Financial Strategy

Making a Profit But Have No Cash?

Published by George Jensen

Making a Profit But Have No Cash?

Do you get frustrated when you see your monthly or quarterly P&L reports?

You show a profit but your bank balance says differently.

Are you scrambling to make payroll every week or every two weeks?

Do you have to stretch out paying your vendors longer than the terms they give you?

How can it be that the business is making a profit, but you have no cash?

Many business owners have a misconception that profits and cash flow are the same thing. They are not.

  • Profit is the result of revenues (sales) minus expenses
  • Cash flow is money going in and out of your business. Positive cash flow is more cash is coming in than going out. Negative cash flow means your business needs to spend more than it has coming in. Many times not having money coming in has more to do with collecting than selling.

For a business to succeed, it must generate profits but also operate with positive cash flow. For a business to be viable, cash flow is king.

A study by U.S. Bank found that 82% of the time, poor cash flow is the reason small businesses fail.

So having a high profit is great. But low cash flow results in a profitable business unable to pay its bills.

There is a solution. Let’s look at a couple of areas of your business where you may be able to find a solution.

Your Accounts Receivables

To find where there is a disconnect between your sales and your cash flow, the first thing to look at are your receivables.

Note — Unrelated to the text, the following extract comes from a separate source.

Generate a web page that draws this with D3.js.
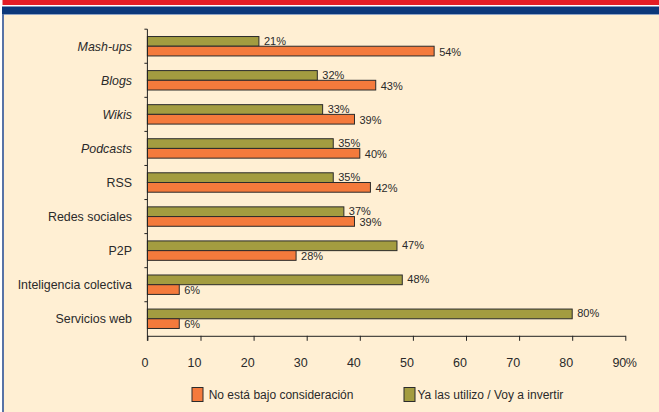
<!DOCTYPE html>
<html>
<head>
<meta charset="utf-8">
<script src="https://cdn.jsdelivr.net/npm/d3@7"></script>
<style>
  body { margin: 0; background: #fff; }
  svg { display: block; font-family: "Liberation Sans", Arial, sans-serif; }
</style>
</head>
<body>
<div id="plot"></div>
<script>
//Set Height and Width Vars;
const w = 659;
const h = 412;

//Data;
const categories = ["Mash-ups", "Blogs", "Wikis", "Podcasts", "RSS", "Redes sociales", "P2P", "Inteligencia colectiva", "Servicios web"];
const italicCats = ["Mash-ups", "Blogs", "Wikis", "Podcasts"];
const yaUtilizo = [21, 32, 33, 35, 35, 37, 47, 48, 80];
const noConsidera = [54, 43, 39, 40, 42, 39, 28, 6, 6];
const tickValues = [0, 10, 20, 30, 40, 50, 60, 70, 80, 90];
const seriesNames = ["Ya las utilizo / Voy a invertir", "No está bajo consideración"];

//Define colors;
const green = "#A39C40";
const orange = "#F47A3C";
const textColor = "#2a2a2a";

//Initialize SVG;
const svg = d3.select("#plot")
  .append("svg")
    .attr("width", w)
    .attr("height", h);

//Frame;
svg.append("rect").attr("x", 0).attr("y", 0).attr("width", w).attr("height", h).attr("fill", "#fff");
svg.append("rect").attr("x", 2.5).attr("y", 0).attr("width", w).attr("height", 5).attr("fill", "#E31D25");
svg.append("rect").attr("x", 2).attr("y", 6.5).attr("width", w).attr("height", 7.5).attr("fill", "#0B377A");
svg.append("rect").attr("x", 2).attr("y", 14).attr("width", w).attr("height", h - 14).attr("fill", "#FFEFD3");
svg.append("rect").attr("x", 2).attr("y", 14).attr("width", w).attr("height", 1).attr("fill", "#8FA3C4");
svg.append("rect").attr("x", 2).attr("y", 14).attr("width", 2).attr("height", h - 14).attr("fill", "#5873A6");

//Scales;
const xScale = d3.scaleLinear()
  .domain([0, 90])
  .range([147.4, 625.3]);

const yScale = d3.scaleBand()
  .domain(categories)
  .range([29.2, 335.8])
  .paddingInner(0.43)
  .paddingOuter(0.215);

const sub = d3.scaleBand()
  .domain([0, 1])
  .range([0, yScale.bandwidth()]);

const step = yScale.step();
const bandTop = d3.min(yScale.range());
const x0 = xScale(0);
const axisY = bandTop + step * categories.length;

//Bars;
const rows = categories.map(function(c, i) {
  return { cat: c, vals: [yaUtilizo[i], noConsidera[i]] };
});

const plot = svg.append("g").attr("class", "plotArea");

rows.forEach(function(r) {
  r.vals.forEach(function(v, k) {
    const yTop = yScale(r.cat) + sub(k);
    plot.append("rect")
      .attr("x", x0)
      .attr("y", yTop)
      .attr("width", xScale(v) - x0)
      .attr("height", sub.bandwidth())
      .attr("fill", k === 0 ? green : orange)
      .attr("stroke", "#2b2b2b")
      .attr("stroke-width", 1);

    plot.append("text")
      .attr("x", xScale(v) + 5)
      .attr("y", yTop + sub.bandwidth() / 2 + (k === 0 ? -0.5 : 1))
      .attr("dy", "0.35em")
      .attr("font-size", "11px")
      .attr("fill", textColor)
      .text(v + "%");
  });
});

//Category Labels;
svg.append("g")
  .selectAll("text")
  .data(categories)
  .enter()
  .append("text")
    .attr("x", 132)
    .attr("y", function(d) { return yScale(d) + yScale.bandwidth() / 2; })
    .attr("dy", "0.35em")
    .attr("text-anchor", "end")
    .attr("font-size", "12.4px")
    .attr("font-style", function(d) { return italicCats.indexOf(d) >= 0 ? "italic" : "normal"; })
    .attr("fill", textColor)
    .text(function(d) { return d; });

//Y Axis line and ticks;
const yAxisG = svg.append("g").attr("stroke", "#222").attr("stroke-width", 1);
yAxisG.append("line")
  .attr("x1", x0).attr("x2", x0)
  .attr("y1", bandTop).attr("y2", axisY + 5);
yAxisG.selectAll("line.tk")
  .data(d3.range(categories.length))
  .enter()
  .append("line")
    .attr("class", "tk")
    .attr("x1", x0 - 3).attr("x2", x0)
    .attr("y1", function(i) { return bandTop + i * step; })
    .attr("y2", function(i) { return bandTop + i * step; });

//X Axis;
const xAxis = d3.axisBottom(xScale)
  .tickValues(tickValues)
  .tickSize(5)
  .tickSizeOuter(0)
  .tickFormat(function(d) { return d; });

const xg = svg.append("g")
  .attr("transform", "translate(0," + axisY + ")")
  .call(xAxis);

xg.attr("text-anchor", "end").attr("font-size", 12.5).attr("font-family", null);
xg.select(".domain").attr("stroke", "#222");
xg.selectAll(".tick line").attr("stroke", "#222");
xg.selectAll(".tick text")
  .attr("x", 0.5)
  .attr("y", 27)
  .attr("dy", "0.35em")
  .style("text-anchor", "end")
  .attr("fill", textColor);

//Percent sign after last tick;
xg.append("text")
  .attr("x", xScale(tickValues[tickValues.length - 1]) + 0.5)
  .attr("y", 27)
  .attr("dy", "0.35em")
  .style("text-anchor", "start")
  .attr("fill", textColor)
  .text("%");

//Legend;
const legend = [
  { name: seriesNames[1], color: orange, x: 192, tx: 208.7 },
  { name: seriesNames[0], color: green, x: 404, tx: 417.5 }
];

const lg = svg.append("g");
legend.forEach(function(d) {
  lg.append("rect")
    .attr("x", d.x).attr("y", 387.5)
    .attr("width", 11).attr("height", 14)
    .attr("fill", d.color)
    .attr("stroke", "#2b2b2b");
  lg.append("text")
    .attr("x", d.tx).attr("y", 394.5)
    .attr("dy", "0.35em")
    .attr("font-size", "12px")
    .attr("fill", textColor)
    .text(d.name);
});
</script>
</body>
</html>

  • Are your accounts receivables higher than your accounts payable?  If so, that is a positive.
  • Do you offer terms with your receivables that are longer than the terms your vendors give you to pay your payables?  If so, that is a problem.
  • Do you offer an incentive to your customers, like a discount, if they pay in 10 days rather than 30 to 60 days?
  • Do your vendors offer you a discount if you pay in 10 days instead of the normal 30 to 60 day terms?
  • What percentage of your receivables are over 90 days?
  • What percentage of your receivables do you ultimately have to write off?
  • What kind of due diligence do you do when you extend credit to a customer?

Giving a customer terms to pay your invoice is no different than your bank giving you a short term loan. Consider the following:

  • Do you have the owner of the business personally guaranty your receivable?
  • Do you charge a late charge or interest on the past due balance beyond your terms?
  • Is your receivable unsecured or is there underlying collateral that you can file a UCC financing statement on as a secured party until your receivable is paid in full?

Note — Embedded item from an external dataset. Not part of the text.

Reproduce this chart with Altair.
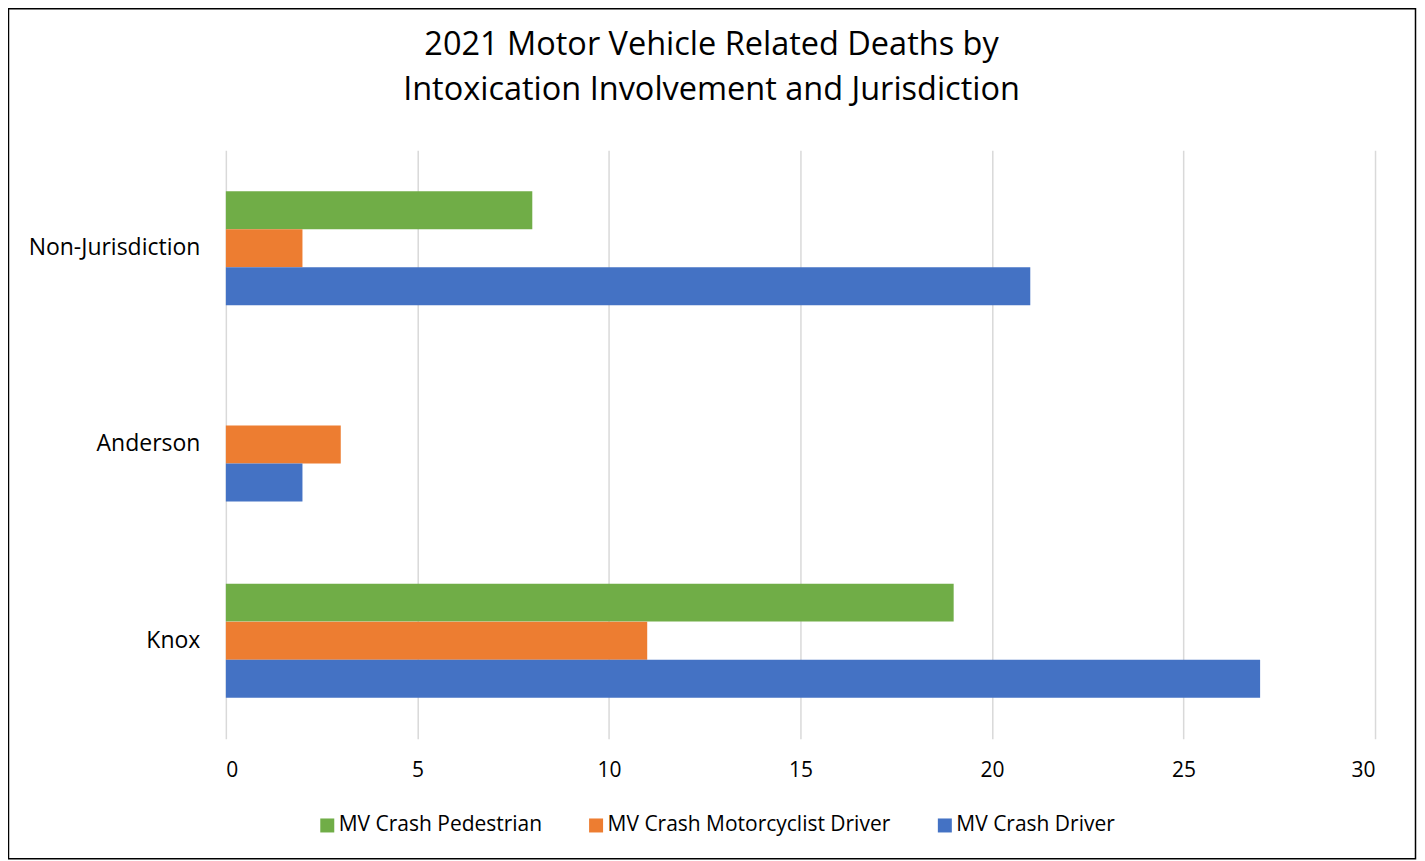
import altair as alt
import pandas as pd

jurisdictions = ["Non-Jurisdiction", "Anderson", "Knox"]
series = ["MV Crash Pedestrian", "MV Crash Motorcyclist Driver", "MV Crash Driver"]
pedestrian = [8, 0, 19]
motorcyclist = [2, 3, 11]
driver = [21, 2, 27]
colors = ["#70AD47", "#ED7D31", "#4472C4"]
x_ticks = [0, 5, 10, 15, 20, 25, 30]

rows = []
for s, vals in zip(series, [pedestrian, motorcyclist, driver]):
    for j, v in zip(jurisdictions, vals):
        rows.append({"Jurisdiction": j, "Series": s, "Deaths": v})
df = pd.DataFrame(rows)

FONT = "Open Sans"
W, H = 1150, 589

bars = alt.Chart(df).mark_bar(size=38).encode(
    x=alt.X("Deaths:Q",
            scale=alt.Scale(domain=[0, 30], nice=False),
            axis=alt.Axis(values=x_ticks, title=None, grid=True, gridColor="#D9D9D9",
                          gridWidth=1.5, domain=False, ticks=False, labelFontSize=21,
                          labelColor="#000000", labelFont=FONT, labelPadding=21)),
    y=alt.Y("Jurisdiction:N", sort=jurisdictions,
            scale=alt.Scale(paddingInner=0.418, paddingOuter=0.209),
            axis=alt.Axis(title=None, domain=False, ticks=False, grid=False, labelFontSize=23,
                          labelColor="#000000", labelFont=FONT, labelPadding=26)),
    yOffset=alt.YOffset("Series:N", sort=series, scale=alt.Scale(paddingInner=0, paddingOuter=0)),
    color=alt.Color("Series:N", sort=series,
                    scale=alt.Scale(domain=series, range=colors),
                    legend=alt.Legend(title=None, orient="none", direction="horizontal",
                                      legendX=91, legendY=665, symbolType="square",
                                      symbolSize=196, symbolStrokeWidth=0, labelFontSize=21,
                                      labelFont=FONT, labelColor="#000000", columnPadding=43,
                                      symbolOffset=0, labelOffset=1, labelLimit=0)),
)

frame = alt.Chart(pd.DataFrame({"a": [0]})).mark_rect(
    fill=None, stroke="#000000", strokeWidth=1.5, clip=False
).encode(
    x=alt.value(-217.5), x2=alt.value(1190.5), y=alt.value(-141.5), y2=alt.value(709)
)

chart = alt.layer(bars, frame).properties(
    width=W, height=H,
    background="#FFFFFF",
    autosize=alt.AutoSizeParams(type="none"),
    padding={"left": 218, "top": 142, "right": 42, "bottom": 121},
    title=alt.TitleParams(
        text=["2021 Motor Vehicle Related Deaths by", "Intoxication Involvement and Jurisdiction"],
        font=FONT, fontSize=32.5, fontWeight="normal", color="#000000",
        anchor="middle", dx=-89, dy=125, offset=0, lineHeight=46, frame="group",
        baseline="alphabetic",
    ),
).configure_view(strokeWidth=0, stroke=None)

chart.save("out.html", embed_options={"renderer": "svg", "actions": False})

To remedy cash flow issues, you need to get control of your receivables and ensure you have money coming in on time from your customers.

Your Lending Relationship

Do you have a Line of Credit at your bank?  If so, is it adequate to finance the amounts of sales and receivables you generate each month?  If not, it is time to sit down and renegotiate your Line of Credit.

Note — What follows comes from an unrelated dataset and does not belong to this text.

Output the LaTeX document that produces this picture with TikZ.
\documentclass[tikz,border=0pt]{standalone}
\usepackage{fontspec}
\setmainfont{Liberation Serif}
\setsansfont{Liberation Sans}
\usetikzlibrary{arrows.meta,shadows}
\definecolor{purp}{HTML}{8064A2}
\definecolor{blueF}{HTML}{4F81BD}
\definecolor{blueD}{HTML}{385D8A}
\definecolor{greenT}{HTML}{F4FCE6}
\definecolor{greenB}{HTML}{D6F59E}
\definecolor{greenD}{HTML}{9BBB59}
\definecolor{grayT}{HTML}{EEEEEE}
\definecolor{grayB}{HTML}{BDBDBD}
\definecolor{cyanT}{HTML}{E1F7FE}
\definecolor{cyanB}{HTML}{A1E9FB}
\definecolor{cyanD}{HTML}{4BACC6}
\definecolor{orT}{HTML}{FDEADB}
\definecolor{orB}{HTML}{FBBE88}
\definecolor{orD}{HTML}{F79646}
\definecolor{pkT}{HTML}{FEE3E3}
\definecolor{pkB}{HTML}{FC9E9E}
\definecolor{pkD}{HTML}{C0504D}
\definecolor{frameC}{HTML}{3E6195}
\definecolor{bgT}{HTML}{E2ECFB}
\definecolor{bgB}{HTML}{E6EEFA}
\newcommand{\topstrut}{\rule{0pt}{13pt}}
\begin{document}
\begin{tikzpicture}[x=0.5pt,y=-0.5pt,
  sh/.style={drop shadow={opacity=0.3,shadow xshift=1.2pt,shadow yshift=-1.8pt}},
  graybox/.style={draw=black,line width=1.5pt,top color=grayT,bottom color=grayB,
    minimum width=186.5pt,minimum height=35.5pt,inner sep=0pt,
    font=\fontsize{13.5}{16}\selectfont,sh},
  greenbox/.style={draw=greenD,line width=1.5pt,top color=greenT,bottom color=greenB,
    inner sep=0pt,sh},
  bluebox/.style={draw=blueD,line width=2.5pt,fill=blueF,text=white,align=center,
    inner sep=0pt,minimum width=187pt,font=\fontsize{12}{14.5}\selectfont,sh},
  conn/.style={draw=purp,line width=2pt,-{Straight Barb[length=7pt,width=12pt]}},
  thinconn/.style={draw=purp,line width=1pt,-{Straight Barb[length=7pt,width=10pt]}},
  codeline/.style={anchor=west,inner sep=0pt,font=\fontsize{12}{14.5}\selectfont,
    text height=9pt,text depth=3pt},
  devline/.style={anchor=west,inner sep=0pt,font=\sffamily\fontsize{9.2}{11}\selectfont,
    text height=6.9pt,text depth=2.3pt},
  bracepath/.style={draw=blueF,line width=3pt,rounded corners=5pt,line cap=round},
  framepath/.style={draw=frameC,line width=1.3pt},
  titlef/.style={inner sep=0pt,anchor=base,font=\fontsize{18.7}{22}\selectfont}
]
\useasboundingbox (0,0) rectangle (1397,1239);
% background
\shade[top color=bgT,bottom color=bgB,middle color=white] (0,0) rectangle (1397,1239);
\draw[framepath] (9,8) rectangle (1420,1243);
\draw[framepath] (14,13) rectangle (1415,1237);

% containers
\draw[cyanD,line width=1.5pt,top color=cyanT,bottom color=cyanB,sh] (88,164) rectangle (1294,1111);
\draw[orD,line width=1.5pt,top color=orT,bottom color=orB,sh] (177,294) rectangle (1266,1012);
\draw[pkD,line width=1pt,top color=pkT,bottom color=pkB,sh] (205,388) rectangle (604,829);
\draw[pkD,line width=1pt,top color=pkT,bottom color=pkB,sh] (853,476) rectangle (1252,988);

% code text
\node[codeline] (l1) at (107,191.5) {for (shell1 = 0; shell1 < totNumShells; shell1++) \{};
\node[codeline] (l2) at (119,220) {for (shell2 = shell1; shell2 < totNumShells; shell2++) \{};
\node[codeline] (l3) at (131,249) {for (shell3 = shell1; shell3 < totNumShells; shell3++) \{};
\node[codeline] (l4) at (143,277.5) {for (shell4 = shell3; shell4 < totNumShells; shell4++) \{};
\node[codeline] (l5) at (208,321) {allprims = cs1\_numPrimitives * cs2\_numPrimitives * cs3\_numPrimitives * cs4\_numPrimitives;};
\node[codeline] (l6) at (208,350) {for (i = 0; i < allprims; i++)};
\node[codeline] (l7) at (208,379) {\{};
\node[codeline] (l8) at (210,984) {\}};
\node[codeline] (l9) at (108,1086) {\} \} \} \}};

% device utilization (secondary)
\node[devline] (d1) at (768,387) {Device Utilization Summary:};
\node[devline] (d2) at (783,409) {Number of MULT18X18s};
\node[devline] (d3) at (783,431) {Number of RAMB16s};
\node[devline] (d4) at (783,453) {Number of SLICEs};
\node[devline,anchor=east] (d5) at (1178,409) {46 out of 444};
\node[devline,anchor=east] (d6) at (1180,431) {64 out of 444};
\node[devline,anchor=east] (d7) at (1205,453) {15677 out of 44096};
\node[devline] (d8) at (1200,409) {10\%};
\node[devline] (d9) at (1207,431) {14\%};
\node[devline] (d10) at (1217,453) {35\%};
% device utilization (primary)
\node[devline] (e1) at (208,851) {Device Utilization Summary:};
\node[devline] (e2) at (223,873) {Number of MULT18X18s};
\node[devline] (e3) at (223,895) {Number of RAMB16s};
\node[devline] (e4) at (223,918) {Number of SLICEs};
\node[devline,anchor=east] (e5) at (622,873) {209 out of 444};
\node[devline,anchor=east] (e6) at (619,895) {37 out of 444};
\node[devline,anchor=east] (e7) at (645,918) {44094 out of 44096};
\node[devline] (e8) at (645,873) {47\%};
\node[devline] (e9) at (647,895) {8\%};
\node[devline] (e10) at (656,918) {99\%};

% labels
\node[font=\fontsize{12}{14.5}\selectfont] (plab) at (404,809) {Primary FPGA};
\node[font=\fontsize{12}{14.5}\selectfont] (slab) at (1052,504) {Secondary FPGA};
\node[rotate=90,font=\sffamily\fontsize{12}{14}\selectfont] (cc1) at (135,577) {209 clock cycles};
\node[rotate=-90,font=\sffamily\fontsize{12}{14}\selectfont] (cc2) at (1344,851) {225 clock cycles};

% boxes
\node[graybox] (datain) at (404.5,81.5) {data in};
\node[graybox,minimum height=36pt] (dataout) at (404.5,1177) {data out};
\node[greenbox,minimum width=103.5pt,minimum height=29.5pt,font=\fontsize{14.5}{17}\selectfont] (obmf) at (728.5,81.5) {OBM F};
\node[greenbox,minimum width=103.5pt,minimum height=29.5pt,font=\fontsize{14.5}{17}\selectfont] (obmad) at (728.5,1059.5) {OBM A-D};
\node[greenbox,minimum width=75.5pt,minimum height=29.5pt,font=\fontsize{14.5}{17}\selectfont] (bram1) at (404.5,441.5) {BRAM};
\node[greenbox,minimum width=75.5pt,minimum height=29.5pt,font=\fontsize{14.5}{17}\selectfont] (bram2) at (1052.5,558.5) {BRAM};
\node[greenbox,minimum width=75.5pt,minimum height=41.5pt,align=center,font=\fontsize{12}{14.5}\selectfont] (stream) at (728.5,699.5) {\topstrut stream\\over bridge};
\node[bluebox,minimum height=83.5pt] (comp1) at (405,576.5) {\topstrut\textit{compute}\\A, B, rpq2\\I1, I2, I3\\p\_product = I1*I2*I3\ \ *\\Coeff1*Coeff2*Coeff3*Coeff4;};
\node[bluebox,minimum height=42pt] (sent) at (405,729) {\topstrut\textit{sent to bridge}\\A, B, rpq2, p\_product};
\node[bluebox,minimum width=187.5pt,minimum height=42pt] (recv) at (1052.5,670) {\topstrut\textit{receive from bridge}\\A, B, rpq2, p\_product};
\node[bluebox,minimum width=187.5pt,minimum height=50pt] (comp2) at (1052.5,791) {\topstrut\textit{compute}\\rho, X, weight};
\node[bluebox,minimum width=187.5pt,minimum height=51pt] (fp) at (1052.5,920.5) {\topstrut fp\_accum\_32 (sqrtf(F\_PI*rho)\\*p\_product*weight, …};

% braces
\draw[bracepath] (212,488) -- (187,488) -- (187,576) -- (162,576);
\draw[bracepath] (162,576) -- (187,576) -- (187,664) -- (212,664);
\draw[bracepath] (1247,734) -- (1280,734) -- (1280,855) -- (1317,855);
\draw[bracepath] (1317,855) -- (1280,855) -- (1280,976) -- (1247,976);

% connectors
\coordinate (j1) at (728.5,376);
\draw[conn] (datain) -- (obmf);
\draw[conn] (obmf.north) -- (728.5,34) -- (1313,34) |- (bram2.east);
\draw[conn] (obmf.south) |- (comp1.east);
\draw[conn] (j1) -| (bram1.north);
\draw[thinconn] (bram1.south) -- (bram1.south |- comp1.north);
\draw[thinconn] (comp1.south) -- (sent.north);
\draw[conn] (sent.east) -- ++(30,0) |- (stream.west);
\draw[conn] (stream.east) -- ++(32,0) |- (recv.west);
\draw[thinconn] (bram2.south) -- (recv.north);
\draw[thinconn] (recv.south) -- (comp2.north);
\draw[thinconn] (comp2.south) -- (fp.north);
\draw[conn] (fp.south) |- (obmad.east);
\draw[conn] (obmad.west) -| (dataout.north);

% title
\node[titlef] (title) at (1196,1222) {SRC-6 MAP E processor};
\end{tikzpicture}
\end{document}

If you have no Line of Credit to finance your receivables, then the first priority is to make an appointment with a lender to explore the options to meet your needs.

That leads to the question, “Is your financial reporting up to date and in order?”

When seeking a Line of Credit, you need to be prepared before you approach any lender. They want to see up-to-date tax returns on the company, internal balance sheet and income statements since your last tax return.

  • Do you have enough collateral to support your request for the amount you are looking for?
  • How is the owner’s personal credit?

Lenders are mainly concerned with your ability to pay them back.  Your lender should be looked at as one of your most valuable strategic partners in your business.  Without them, it could mean the difference of growing or staying stagnant.  It could also mean the difference between staying in business and going out of business.

Your Employees

Your employees are probably your company’s most valuable asset. Without them, you will not survive.  In order to retain them, they need to be paid timely and provided incentives to stay working for you.

Unless you are a one-person business, this should be your first concern.

  • If cash flow is tight, how long can you pay your employees and not take a paycheck yourself?
  • As the owner, if you loan the company money personally, how long before you run out of money?

Poor cash flow can cause you to make bad personnel decisions. You may hesitate to hire needed resources causing customer service issues. Or you may keep a bad employee because you don’t want to go through the expense of a new hire.

Remember This

Profits do not keep a company in business. Cash flow does.

Your business will not survive if you cannot manage your company’s cash. Small-to-medium businesses are at highest risk due to constantly re-investing profits back into the business either in marketing or inventory.

If your business is having cash flow issues, you may need help. Achieving positive cash flow for your business may take a more comprehensive assessment of your company’s financial health.